Was it a political embarrassment? I thought it was exactly what is helpful to the Obama administration. Instead of being responsible for cheapening contraception and perhaps risking women's health in the process, Obama et al. can say the judge made it happen. It's great political cover.
But that controversy may look like a tempest in a teapot compared with a broader and no less heated discussion that is roiling the medical community: should birth-control pills of any type require a doctor’s prescription? Or should they be available, like Tylenol, on pharmacy shelves?After having won reelection by demagoguing contraception, Obama is mired in the horrible — how horrible? — problem of implementing the Affordable Care Act, with its promise of contraception coverage. What would be more helpful than birth control pills sold over the counter like Tylenol? Oh, it's safe enough say the obstetricians and gynecologists. What are their economic interests here? Do they want a big new stream of patients coming in for simple prescriptions? Perhaps they fear the piddling reimbursements they'll get for this work. If only the federal courts would take the heat for the decision to block access to doctors for routine birth control care. The federal courts could make it seem like it's about — yay! — Women's Rights and not — boo! — cost cutting.

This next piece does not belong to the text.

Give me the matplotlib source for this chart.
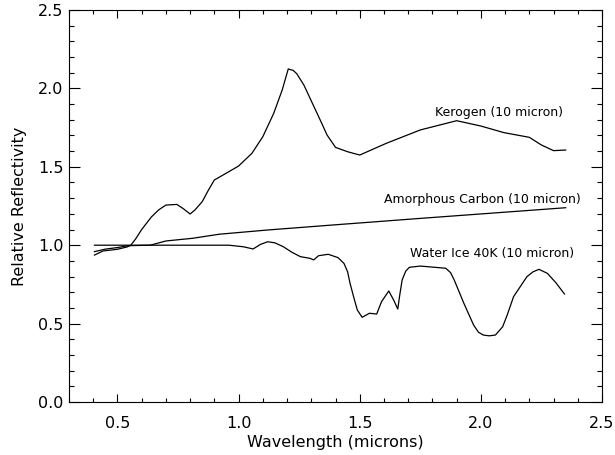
import matplotlib
matplotlib.use('Agg')
import matplotlib.pyplot as plt
from matplotlib.ticker import MultipleLocator

# ============================================================
# SPECTRA
# ============================================================
kerogen_wl = [0.405, 0.44, 0.50, 0.54, 0.555, 0.575, 0.60, 0.64, 0.67, 0.70,
              0.745, 0.77, 0.80, 0.82, 0.85, 0.875, 0.90, 0.95, 1.00, 1.055,
              1.10, 1.145, 1.18, 1.205, 1.225, 1.24, 1.27, 1.295, 1.34, 1.365,
              1.40, 1.45, 1.50, 1.61, 1.75, 1.90, 2.00, 2.095, 2.20, 2.25,
              2.30, 2.35]
kerogen_refl = [0.937, 0.963, 0.974, 0.989, 1.000, 1.040, 1.100, 1.180, 1.225, 1.256,
                1.260, 1.235, 1.199, 1.225, 1.278, 1.350, 1.416, 1.460, 1.505, 1.586,
                1.692, 1.841, 1.990, 2.124, 2.115, 2.094, 2.020, 1.937, 1.788, 1.703,
                1.624, 1.596, 1.575, 1.650, 1.735, 1.794, 1.760, 1.718, 1.688, 1.639,
                1.603, 1.607]

carbon_wl = [0.405, 0.45, 0.50, 0.545, 0.635, 0.70, 0.81, 0.92, 1.12, 1.39,
             1.75, 2.05, 2.35]
carbon_refl = [0.959, 0.975, 0.985, 0.997, 1.000, 1.027, 1.044, 1.070, 1.097, 1.129,
               1.171, 1.205, 1.239]

ice_wl = [0.405, 0.96, 1.02, 1.06, 1.09, 1.12, 1.15, 1.185, 1.22, 1.255,
          1.295, 1.31, 1.33, 1.37, 1.41, 1.435, 1.45, 1.46, 1.475, 1.49,
          1.51, 1.54, 1.57, 1.59, 1.62, 1.64, 1.657, 1.665, 1.675, 1.69,
          1.705, 1.75, 1.855, 1.875, 1.89, 1.93, 1.97, 1.99, 2.01, 2.035,
          2.06, 2.09, 2.11, 2.135, 2.19, 2.215, 2.24, 2.275, 2.31, 2.345]
ice_refl = [1.000, 1.000, 0.990, 0.976, 1.005, 1.022, 1.015, 0.990, 0.955, 0.927,
            0.916, 0.906, 0.933, 0.942, 0.921, 0.884, 0.830, 0.757, 0.670, 0.587,
            0.540, 0.566, 0.561, 0.640, 0.708, 0.650, 0.593, 0.680, 0.778, 0.835,
            0.859, 0.867, 0.853, 0.825, 0.778, 0.629, 0.491, 0.445, 0.427, 0.422,
            0.427, 0.480, 0.560, 0.672, 0.799, 0.830, 0.846, 0.820, 0.760, 0.689]

labels = ['Kerogen (10 micron)', 'Amorphous Carbon (10 micron)', 'Water Ice 40K (10 micron)']
label_x = [2.337, 2.412, 2.383]
label_y = [1.846, 1.293, 0.948]

# ============================================================
# PLOT
# ============================================================
fig = plt.figure(figsize=(6.15, 4.55), dpi=100)
ax = fig.add_axes([69/615, 53/455, 533/615, 392/455])

ax.plot(kerogen_wl, kerogen_refl, color='black', linewidth=0.9)
ax.plot(carbon_wl, carbon_refl, color='black', linewidth=0.9)
ax.plot(ice_wl, ice_refl, color='black', linewidth=0.9)

for txt, tx, ty in zip(labels, label_x, label_y):
    ax.text(tx, ty, txt, ha='right', va='center', fontsize=9)

ax.set_xlim(0.3, 2.5)
ax.set_ylim(0.0, 2.5)
ax.xaxis.set_major_locator(MultipleLocator(0.5))
ax.xaxis.set_minor_locator(MultipleLocator(0.1))
ax.yaxis.set_major_locator(MultipleLocator(0.5))
ax.yaxis.set_minor_locator(MultipleLocator(0.1))

ax.tick_params(axis='both', which='both', direction='in', top=True, right=True,
               width=0.8, labelsize=11.5)
ax.tick_params(axis='x', which='major', length=5.6, pad=10)
ax.tick_params(axis='x', which='minor', length=2.8)
ax.tick_params(axis='y', which='major', length=7.7, pad=4)
ax.tick_params(axis='y', which='minor', length=3.8)
for s in ax.spines.values():
    s.set_linewidth(0.8)

ax.set_xlabel('Wavelength (microns)', fontsize=11.5, labelpad=3)
ax.set_ylabel('Relative Reflectivity', fontsize=11.5, labelpad=8)

plt.savefig('out.png', dpi=100)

Last December the American College of Obstetricians and Gynecologists released an official position paper concluding that the time had come for birth-control pills to be sold over the counter. It was the first time the group had endorsed such sales, concluding that scientific evidence suggested that the practice was safe and calling it “a potential way to improve contraceptive access and use, and possibly decrease the unintended pregnancy rate.”
But the NYT analysis is not about the economics of Obamacare and things that might disturb liberals. It's about the Warriors on Women, the religionists and pro-lifers. They've been questioning the safety of the morning-after pill, which, unlike regular birth control pills, entails the abortion issue. Making righties seems like the opponents of over-the-counter birth control pills is a great distraction from the cost-cutting in the implementation of Obamacare. If righties are the opponents, opposition — to lefties — is toxic.
That legal dispute [over morning after pills] has highlighted the Obama administration’s hair splitting over the sensitive issue of contraceptive policy. Even though F.D.A. doctors said in 2011 that studies showed that it was safe to sell Plan B, the most common emergency contraceptive, to adolescents over the counter, the administration refused to approve the practice. (It was already available to older women.) That set the stage for the ruling earlier this month by Judge Edward R. Korman of the Eastern District of New York, who called the administration’s action “politically motivated and scientifically unjustified” — essentially an attempt to appease religious conservatives.Surely, the Obama people are privately thanking Judge Korman. Opposition to the need to go to the doctor for birth control is religious conservatism. The judge says it's women's rights!
Politics aside, there are procedural hurdles to clear before packs of birth-control pills can be sold without prescription. First of all, a drug maker would most likely have to apply to the F.D.A. to make the switch....Most likely. Unless the judges step up.